Nirvana’s former record label offers college scholarships to ‘losers’ and ‘art-enthused misfits’

Sub Pop are also offering grants of up to $15,000 (£10,490)

Sub Pop Records, the Seattle label which helped launch the careers of Nirvana and Soundgarden, is offering college scholarships to high school graduates.

Sub Pop is calling on “losers” and “art-enthused misfits” and those “involved and/or interested in music and/or the creative arts in some way,” to apply.

There’s no requirement for the recipients to pursue an education in the arts but only residents from Washington or Oregon can apply.

According to their website, all applicants must be graduating seniors en route to full-time enrolment at an accredited university or college and there’s a total of $15,000 (£10,490) in grant cash up for grabs: one for $7,000, one for $5,000 and one for $3,000.

Those interested are required to submit an essay (one page or less), using a combination of questions as a guide. “What does being a Sub Pop ‘Loser’ mean to you?,” is one such theme.

NMEPress

The deadline for applications is March 20 and winners will be announced April 12. All details can be found at Subpop.com.

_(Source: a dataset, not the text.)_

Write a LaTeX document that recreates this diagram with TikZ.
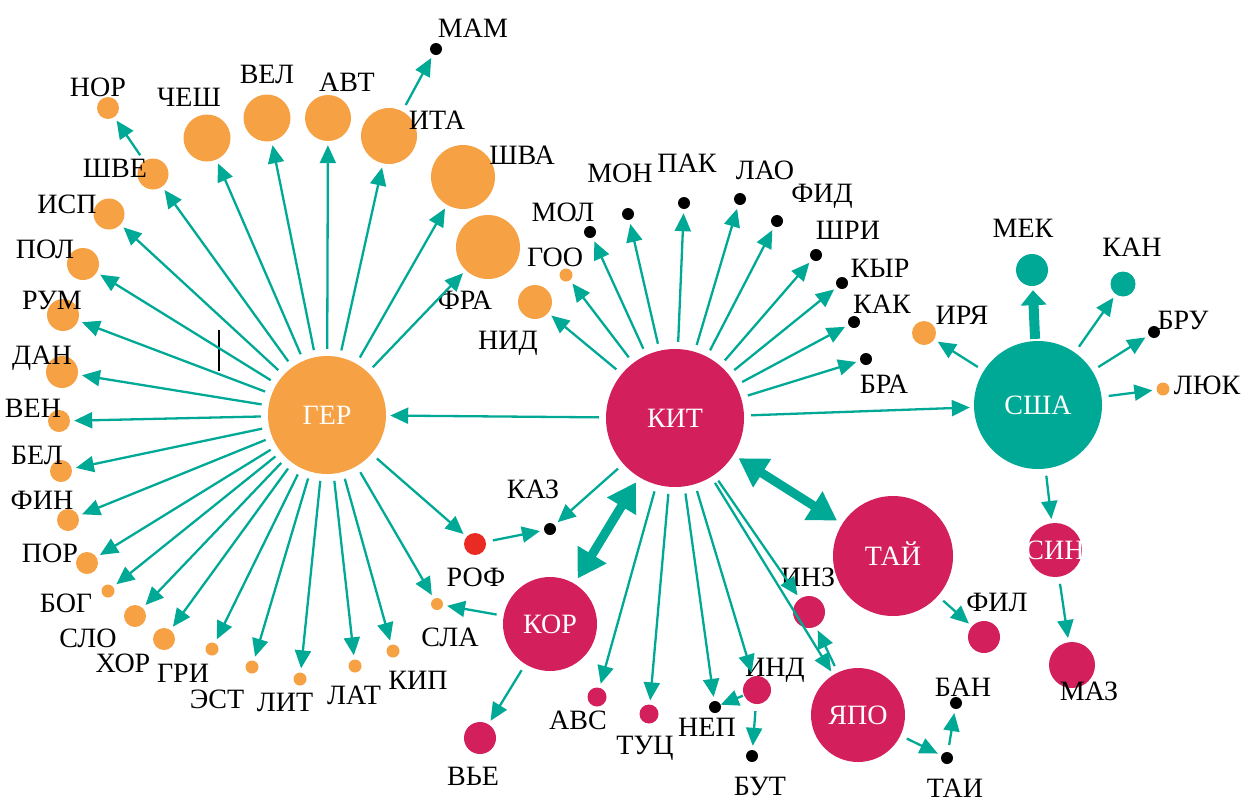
\documentclass[tikz,border=0pt]{standalone}
\usepackage{fontspec}
\setmainfont{Liberation Serif}
\usetikzlibrary{arrows.meta}
\definecolor{corange}{RGB}{246,161,68}
\definecolor{ccrim}{RGB}{211,31,91}
\definecolor{cteal}{RGB}{0,169,149}
\definecolor{cred}{RGB}{234,43,36}

\begin{document}
\begin{tikzpicture}[x=1pt, y=-1pt,
  sat/.style 2 args={circle, fill=#1, minimum size=#2, inner sep=0pt},
  hub/.style 2 args={circle, fill=#1, minimum size=#2, inner sep=0pt, text=white, font=\fontsize{28}{30}\selectfont, text height=18.5pt, text depth=0pt},
  lbl/.style={font=\fontsize{28}{30}\selectfont, inner sep=0pt, text height=18.5pt, text depth=0pt},
  arr/.style={draw=cteal, line width=2.3pt, -{Triangle[length=18pt,width=16pt]}, shorten <=7pt, shorten >=4pt},
  dbl/.style={draw=cteal, line width=9pt, {Triangle[length=28pt,width=32pt]}-{Triangle[length=28pt,width=32pt]}, shorten <=6pt, shorten >=6pt},
  fat/.style={draw=cteal, line width=10pt, -{Triangle[length=15pt,width=25pt]}, shorten <=2pt, shorten >=4pt}]
\useasboundingbox (0,0) rectangle (1244,801);
% Points
\node[hub={corange}{118}] (ger) at (327,415) {ГЕР};
\node[hub={ccrim}{138}] (kit) at (675,418) {КИТ};
\node[hub={cteal}{128}] (usa) at (1038,405) {США};
\node[hub={ccrim}{120}] (tai) at (893,556) {ТАЙ};
\node[hub={ccrim}{94}] (kor) at (550,624) {КОР};
\node[hub={ccrim}{94}] (jpn) at (858,715) {ЯПО};
\node[sat={ccrim}{54}, label={[lbl,text=white]center:СИН}] (sin) at (1055,550) {};
\node[sat={corange}{22}, label={[lbl,xshift=-10pt,yshift=21pt]center:НОР}] (nor) at (108,108) {};
\node[sat={corange}{47}, label={[lbl,xshift=-18pt,yshift=41pt]center:ЧЕШ}] (chesh) at (207,138) {};
\node[sat={corange}{47}, label={[lbl,yshift=44pt]center:ВЕЛ}] (vel) at (267,118) {};
\node[sat={corange}{46}, label={[lbl,xshift=19pt,yshift=36pt]center:АВТ}] (avt) at (328,118) {};
\node[sat={corange}{56}, label={[lbl,xshift=48pt,yshift=16pt]center:ИТА}] (ita) at (389,136) {};
\node[sat={black}{12}, label={[lbl,xshift=37pt,yshift=21pt]center:МАМ}] (mam) at (436,49) {};
\node[sat={corange}{31}, label={[lbl,xshift=-38pt,yshift=6pt]center:ШВЕ}] (shve) at (153,174) {};
\node[sat={corange}{31}, label={[lbl,xshift=-42pt,yshift=10pt]center:ИСП}] (isp) at (109,214) {};
\node[sat={corange}{32}, label={[lbl,xshift=-38pt,yshift=15pt]center:ПОЛ}] (pol) at (83,264) {};
\node[sat={corange}{32}, label={[lbl,xshift=-11pt,yshift=15pt]center:РУМ}] (rum) at (63,315) {};
\node[sat={corange}{32}, label={[lbl,xshift=-20pt,yshift=17pt]center:ДАН}] (dan) at (62,372) {};
\node[sat={corange}{22}, label={[lbl,xshift=-26pt,yshift=13pt]center:ВЕН}] (ven) at (59,421) {};
\node[sat={corange}{22}, label={[lbl,xshift=-24pt,yshift=16pt]center:БЕЛ}] (bel) at (61,471) {};
\node[sat={corange}{22}, label={[lbl,xshift=-26pt,yshift=20pt]center:ФИН}] (fin) at (68,520) {};
\node[sat={corange}{22}, label={[lbl,xshift=-37pt,yshift=10pt]center:ПОР}] (por) at (87,563) {};
\node[sat={corange}{13}, label={[lbl,xshift=-42pt,yshift=-12pt]center:БОГ}] (bog) at (108,591) {};
\node[sat={corange}{22}, label={[lbl,xshift=-47pt,yshift=-22pt]center:СЛО}] (slo) at (135,616) {};
\node[sat={corange}{22}, label={[lbl,xshift=-41pt,yshift=-24pt]center:ХОР}] (hor) at (164,639) {};
\node[sat={corange}{13}, label={[lbl,xshift=-29pt,yshift=-24pt]center:ГРИ}] (gri) at (212,649) {};
\node[sat={corange}{13}, label={[lbl,xshift=-35pt,yshift=-32pt]center:ЭСТ}] (est) at (252,667) {};
\node[sat={corange}{13}, label={[lbl,xshift=-15pt,yshift=-23pt]center:ЛИТ}] (lit) at (300,679) {};
\node[sat={corange}{13}, label={[lbl,xshift=-1pt,yshift=-29pt]center:ЛАТ}] (lat) at (355,666) {};
\node[sat={corange}{13}, label={[lbl,xshift=25pt,yshift=-29pt]center:КИП}] (kip) at (393,651) {};
\node[sat={corange}{12}, label={[lbl,xshift=13pt,yshift=-33pt]center:СЛА}] (sla) at (437,604) {};
\node[sat={cred}{22}, label={[lbl,xshift=1pt,yshift=-33pt]center:РОФ}] (rof) at (475,544) {};
\node[sat={black}{12}, label={[lbl,xshift=-17pt,yshift=40pt]center:КАЗ}] (kaz) at (550,529) {};
\node[sat={corange}{64}, label={[lbl,xshift=59pt,yshift=22pt]center:ШВА}] (shva) at (463,177) {};
\node[sat={corange}{64}, label={[lbl,xshift=-23pt,yshift=-53pt]center:ФРА}] (fra) at (488,247) {};
\node[sat={corange}{34}, label={[lbl,xshift=-27pt,yshift=-38pt]center:НИД}] (nid) at (535,302) {};
\node[sat={corange}{13}, label={[lbl,xshift=-11pt,yshift=18pt]center:ГОО}] (goo) at (566,275) {};
\node[sat={black}{12}, label={[lbl,xshift=-27pt,yshift=20pt]center:МОЛ}] (mol) at (590,232) {};
\node[sat={black}{12}, label={[lbl,xshift=-8pt,yshift=41pt]center:МОН}] (mon) at (628,214) {};
\node[sat={black}{12}, label={[lbl,xshift=3pt,yshift=40pt]center:ПАК}] (pak) at (684,203) {};
\node[sat={black}{12}, label={[lbl,xshift=25pt,yshift=29pt]center:ЛАО}] (lao) at (740,199) {};
\node[sat={black}{12}, label={[lbl,xshift=45pt,yshift=28pt]center:ФИД}] (fid) at (777,221) {};
\node[sat={black}{12}, label={[lbl,xshift=32pt,yshift=25pt]center:ШРИ}] (shri) at (816,255) {};
\node[sat={black}{12}, label={[lbl,xshift=38pt,yshift=15pt]center:КЫР}] (kyr) at (842,283) {};
\node[sat={black}{12}, label={[lbl,xshift=28pt,yshift=18pt]center:КАК}] (kak) at (854,322) {};
\node[sat={black}{12}, label={[lbl,xshift=18pt,yshift=-25pt]center:БРА}] (bra) at (866,359) {};
\node[sat={ccrim}{32}, label={[lbl,xshift=-7pt,yshift=-38pt]center:ВЬЕ}] (vie) at (480,738) {};
\node[sat={ccrim}{19}, label={[lbl,xshift=-19pt,yshift=-23pt]center:АВС}] (avs) at (597,697) {};
\node[sat={ccrim}{19}, label={[lbl,xshift=-4pt,yshift=-31pt]center:ТУЦ}] (tuc) at (649,714) {};
\node[sat={black}{12}, label={[lbl,xshift=-8pt,yshift=-20pt]center:НЕП}] (nep) at (715,707) {};
\node[sat={ccrim}{28}, label={[lbl,xshift=18pt,yshift=23pt]center:ИНД}] (ind) at (757,690) {};
\node[sat={ccrim}{32}, label={[lbl,xshift=-1pt,yshift=35pt]center:ИНЗ}] (inz) at (809,612) {};
\node[sat={black}{12}, label={[lbl,xshift=8pt,yshift=-30pt]center:БУТ}] (but) at (752,756) {};
\node[sat={black}{12}, label={[lbl,xshift=8pt,yshift=-30pt]center:ТАИ}] (tyw) at (947,758) {};
\node[sat={black}{12}, label={[lbl,xshift=7pt,yshift=16pt]center:БАН}] (ban) at (956,703) {};
\node[sat={ccrim}{32}, label={[lbl,xshift=13pt,yshift=35pt]center:ФИЛ}] (fil) at (984,637) {};
\node[sat={ccrim}{46}, label={[lbl,xshift=17pt,yshift=-26pt]center:МАЗ}] (maz) at (1072,665) {};
\node[sat={corange}{24}, label={[lbl,xshift=38pt,yshift=18pt]center:ИРЯ}] (irya) at (924,333) {};
\node[sat={cteal}{32}, label={[lbl,xshift=-9pt,yshift=42pt]center:МЕК}] (mek) at (1032,270) {};
\node[sat={cteal}{25}, label={[lbl,xshift=9pt,yshift=37pt]center:КАН}] (kan) at (1123,284) {};
\node[sat={black}{12}, label={[lbl,xshift=29pt,yshift=12pt]center:БРУ}] (bru) at (1154,332) {};
\node[sat={corange}{13}, label={[lbl,xshift=44pt,yshift=4pt]center:ЛЮК}] (luk) at (1163,389) {};
\coordinate (tick1) at (219,330);
\coordinate (tick2) at (219,371);

%Lines
\draw[line width=1.5pt] (tick1) -- (tick2);
\draw[arr] (shve) -- (nor);
\draw[arr] (ger) -- (shve);
\draw[arr] (ger) -- (isp);
\draw[arr] (ger) -- (pol);
\draw[arr] (ger) -- (rum);
\draw[arr] (ger) -- (dan);
\draw[arr] (ger) -- (ven);
\draw[arr] (ger) -- (bel);
\draw[arr] (ger) -- (fin);
\draw[arr] (ger) -- (por);
\draw[arr] (ger) -- (bog);
\draw[arr] (ger) -- (slo);
\draw[arr] (ger) -- (hor);
\draw[arr] (ger) -- (gri);
\draw[arr] (ger) -- (est);
\draw[arr] (ger) -- (lit);
\draw[arr] (ger) -- (lat);
\draw[arr] (ger) -- (kip);
\draw[arr] (ger) -- (sla);
\draw[arr] (ger) -- (rof);
\draw[arr] (ger) -- (chesh);
\draw[arr] (ger) -- (vel);
\draw[arr] (ger) -- (avt);
\draw[arr] (ger) -- (ita);
\draw[arr] (ger) -- (shva);
\draw[arr] (ger) -- (fra);
\draw[arr] (ita) -- (mam);
\draw[arr] (kit) -- (ger);
\draw[arr] (kit) -- (usa);
\draw[arr] (kit) -- (nid);
\draw[arr] (kit) -- (goo);
\draw[arr] (kit) -- (mol);
\draw[arr] (kit) -- (mon);
\draw[arr] (kit) -- (pak);
\draw[arr] (kit) -- (lao);
\draw[arr] (kit) -- (fid);
\draw[arr] (kit) -- (shri);
\draw[arr] (kit) -- (kyr);
\draw[arr] (kit) -- (kak);
\draw[arr] (kit) -- (bra);
\draw[arr] (kit) -- (kaz);
\draw[arr] (kit) -- (avs);
\draw[arr] (kit) -- (tuc);
\draw[arr] (kit) -- (nep);
\draw[arr] (kit) -- (ind);
\draw[arr] (kit) -- (jpn);
\draw[arr] (kit) -- (inz);
\draw[dbl] (kit) -- (kor);
\draw[dbl] (kit) -- (tai);
\draw[arr] (rof) -- (kaz);
\draw[arr] (kor) -- (sla);
\draw[arr] (kor) -- (vie);
\draw[arr, shorten <=1pt, shorten >=0pt] (ind) -- (nep);
\draw[arr] (ind) -- (but);
\draw[arr] (jpn) -- (inz);
\draw[arr] (jpn) -- (tyw);
\draw[arr] (tyw) -- (ban);
\draw[arr] (tai) -- (fil);
\draw[arr] (usa) -- (irya);
\draw[fat] (usa) -- (mek);
\draw[arr] (usa) -- (kan);
\draw[arr] (usa) -- (bru);
\draw[arr] (usa) -- (luk);
\draw[arr] (usa) -- (sin);
\draw[arr] (sin) -- (maz);
\end{tikzpicture}
\end{document}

Meanwhile, the cardigan Nirvana frontman Kurt Cobain wore during the band’s appearance on MTV: Unplugged was recently sold by auction house Julien’s.

Cobain’s cardigan was expected to make up to $80,000 but in fact sold for $140,800 (£93,000). Prior to the auction, Julien’s described the cardigan as “A blend of acrylic, mohair and Lycra with five-button closure (one button absent), with two exterior pockets, a burn hole and discoloration near left pocket and discoloration on right pocket.”

Other items sold at the auction were the jacket Michael Jackson wore to Elizabeth Taylor’s wedding ($24,320), an Elvis Presley jacket worn on stage in 1972 ($59,375), a 1965 baseball autographed by The Beatles ($100,000), Elvis Presley’s gold leaf grand piano ($610,000) and a a drum head used by Ringo Starr of The Beatles? for the band’s appearance on The Ed Sullivan Show in 1964 ($2,050,000).